## BEGIN
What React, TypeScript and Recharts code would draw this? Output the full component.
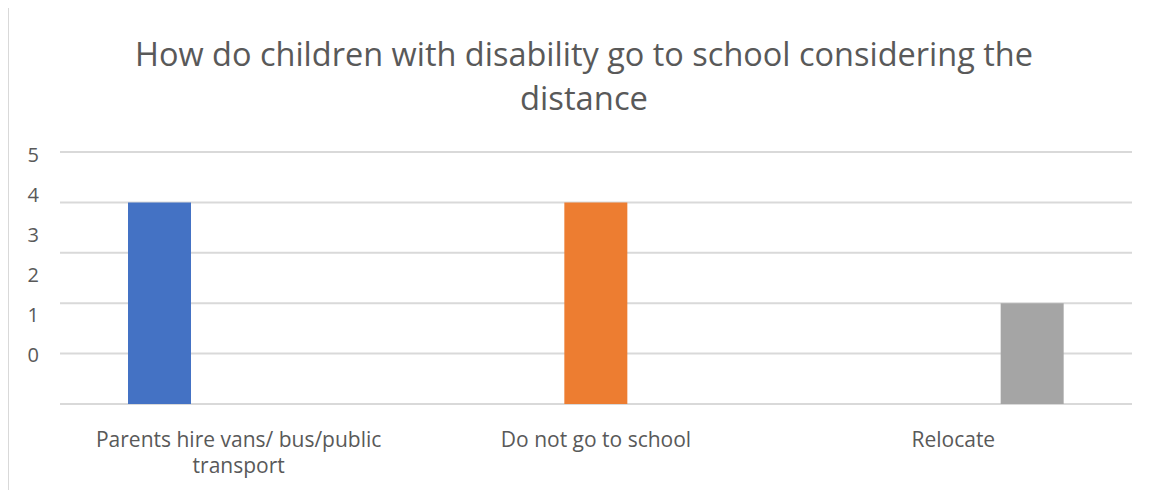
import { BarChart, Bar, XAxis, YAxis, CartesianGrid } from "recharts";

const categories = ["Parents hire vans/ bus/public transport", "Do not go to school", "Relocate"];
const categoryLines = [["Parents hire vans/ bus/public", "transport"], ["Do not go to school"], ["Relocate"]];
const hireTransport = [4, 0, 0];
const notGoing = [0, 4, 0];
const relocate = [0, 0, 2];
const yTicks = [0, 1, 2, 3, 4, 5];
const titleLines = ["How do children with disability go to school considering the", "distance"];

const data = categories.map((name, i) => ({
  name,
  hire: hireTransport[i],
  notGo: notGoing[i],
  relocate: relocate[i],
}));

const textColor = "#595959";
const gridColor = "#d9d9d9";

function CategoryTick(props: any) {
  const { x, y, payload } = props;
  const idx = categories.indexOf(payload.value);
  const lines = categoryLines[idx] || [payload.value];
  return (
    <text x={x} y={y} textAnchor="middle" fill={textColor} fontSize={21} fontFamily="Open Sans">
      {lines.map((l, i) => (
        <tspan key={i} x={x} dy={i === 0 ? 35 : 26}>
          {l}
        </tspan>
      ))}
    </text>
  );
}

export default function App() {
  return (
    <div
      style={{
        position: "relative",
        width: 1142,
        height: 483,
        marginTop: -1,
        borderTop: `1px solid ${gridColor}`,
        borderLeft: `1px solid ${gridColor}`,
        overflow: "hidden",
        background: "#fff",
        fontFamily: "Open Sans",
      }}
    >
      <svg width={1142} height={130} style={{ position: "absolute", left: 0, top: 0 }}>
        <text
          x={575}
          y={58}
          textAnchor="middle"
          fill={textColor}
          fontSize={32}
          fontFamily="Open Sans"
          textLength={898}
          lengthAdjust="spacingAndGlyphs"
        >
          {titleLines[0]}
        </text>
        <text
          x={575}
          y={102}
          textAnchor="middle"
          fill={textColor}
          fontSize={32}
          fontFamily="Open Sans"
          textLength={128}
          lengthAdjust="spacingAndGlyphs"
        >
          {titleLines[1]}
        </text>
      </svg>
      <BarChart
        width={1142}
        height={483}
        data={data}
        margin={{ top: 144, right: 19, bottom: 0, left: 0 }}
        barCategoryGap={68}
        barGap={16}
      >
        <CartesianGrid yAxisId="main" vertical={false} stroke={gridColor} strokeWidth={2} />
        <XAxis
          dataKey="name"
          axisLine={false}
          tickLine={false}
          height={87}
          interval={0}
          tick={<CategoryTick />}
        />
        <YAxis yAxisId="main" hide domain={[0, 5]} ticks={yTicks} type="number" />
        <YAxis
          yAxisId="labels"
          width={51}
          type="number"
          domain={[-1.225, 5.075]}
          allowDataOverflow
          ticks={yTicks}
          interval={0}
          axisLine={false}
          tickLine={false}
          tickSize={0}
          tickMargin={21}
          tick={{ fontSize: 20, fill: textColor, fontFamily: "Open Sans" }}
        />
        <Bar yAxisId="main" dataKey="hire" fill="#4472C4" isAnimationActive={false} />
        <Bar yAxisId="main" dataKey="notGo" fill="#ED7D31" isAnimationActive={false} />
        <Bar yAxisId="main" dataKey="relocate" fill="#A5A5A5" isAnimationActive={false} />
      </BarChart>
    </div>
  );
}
## END
REQUIRED TASK:
Write out each line again precisely as it appears, skipping every picture.

FULL OUTPUT:
What React, TypeScript and Recharts code would draw this? Output the full component.
import { BarChart, Bar, XAxis, YAxis, CartesianGrid } from "recharts";

const categories = ["Parents hire vans/ bus/public transport", "Do not go to school", "Relocate"];
const categoryLines = [["Parents hire vans/ bus/public", "transport"], ["Do not go to school"], ["Relocate"]];
const hireTransport = [4, 0, 0];
const notGoing = [0, 4, 0];
const relocate = [0, 0, 2];
const yTicks = [0, 1, 2, 3, 4, 5];
const titleLines = ["How do children with disability go to school considering the", "distance"];

const data = categories.map((name, i) => ({
  name,
  hire: hireTransport[i],
  notGo: notGoing[i],
  relocate: relocate[i],
}));

const textColor = "#595959";
const gridColor = "#d9d9d9";

function CategoryTick(props: any) {
  const { x, y, payload } = props;
  const idx = categories.indexOf(payload.value);
  const lines = categoryLines[idx] || [payload.value];
  return (
    <text x={x} y={y} textAnchor="middle" fill={textColor} fontSize={21} fontFamily="Open Sans">
      {lines.map((l, i) => (
        <tspan key={i} x={x} dy={i === 0 ? 35 : 26}>
          {l}
        </tspan>
      ))}
    </text>
  );
}

export default function App() {
  return (
    <div
      style={{
        position: "relative",
        width: 1142,
        height: 483,
        marginTop: -1,
        borderTop: `1px solid ${gridColor}`,
        borderLeft: `1px solid ${gridColor}`,
        overflow: "hidden",
        background: "#fff",
        fontFamily: "Open Sans",
      }}
    >
      <svg width={1142} height={130} style={{ position: "absolute", left: 0, top: 0 }}>
        <text
          x={575}
          y={58}
          textAnchor="middle"
          fill={textColor}
          fontSize={32}
          fontFamily="Open Sans"
          textLength={898}
          lengthAdjust="spacingAndGlyphs"
        >
          {titleLines[0]}
        </text>
        <text
          x={575}
          y={102}
          textAnchor="middle"
          fill={textColor}
          fontSize={32}
          fontFamily="Open Sans"
          textLength={128}
          lengthAdjust="spacingAndGlyphs"
        >
          {titleLines[1]}
        </text>
      </svg>
      <BarChart
        width={1142}
        height={483}
        data={data}
        margin={{ top: 144, right: 19, bottom: 0, left: 0 }}
        barCategoryGap={68}
        barGap={16}
      >
        <CartesianGrid yAxisId="main" vertical={false} stroke={gridColor} strokeWidth={2} />
        <XAxis
          dataKey="name"
          axisLine={false}
          tickLine={false}
          height={87}
          interval={0}
          tick={<CategoryTick />}
        />
        <YAxis yAxisId="main" hide domain={[0, 5]} ticks={yTicks} type="number" />
        <YAxis
          yAxisId="labels"
          width={51}
          type="number"
          domain={[-1.225, 5.075]}
          allowDataOverflow
          ticks={yTicks}
          interval={0}
          axisLine={false}
          tickLine={false}
          tickSize={0}
          tickMargin={21}
          tick={{ fontSize: 20, fill: textColor, fontFamily: "Open Sans" }}
        />
        <Bar yAxisId="main" dataKey="hire" fill="#4472C4" isAnimationActive={false} />
        <Bar yAxisId="main" dataKey="notGo" fill="#ED7D31" isAnimationActive={false} />
        <Bar yAxisId="main" dataKey="relocate" fill="#A5A5A5" isAnimationActive={false} />
      </BarChart>
    </div>
  );
}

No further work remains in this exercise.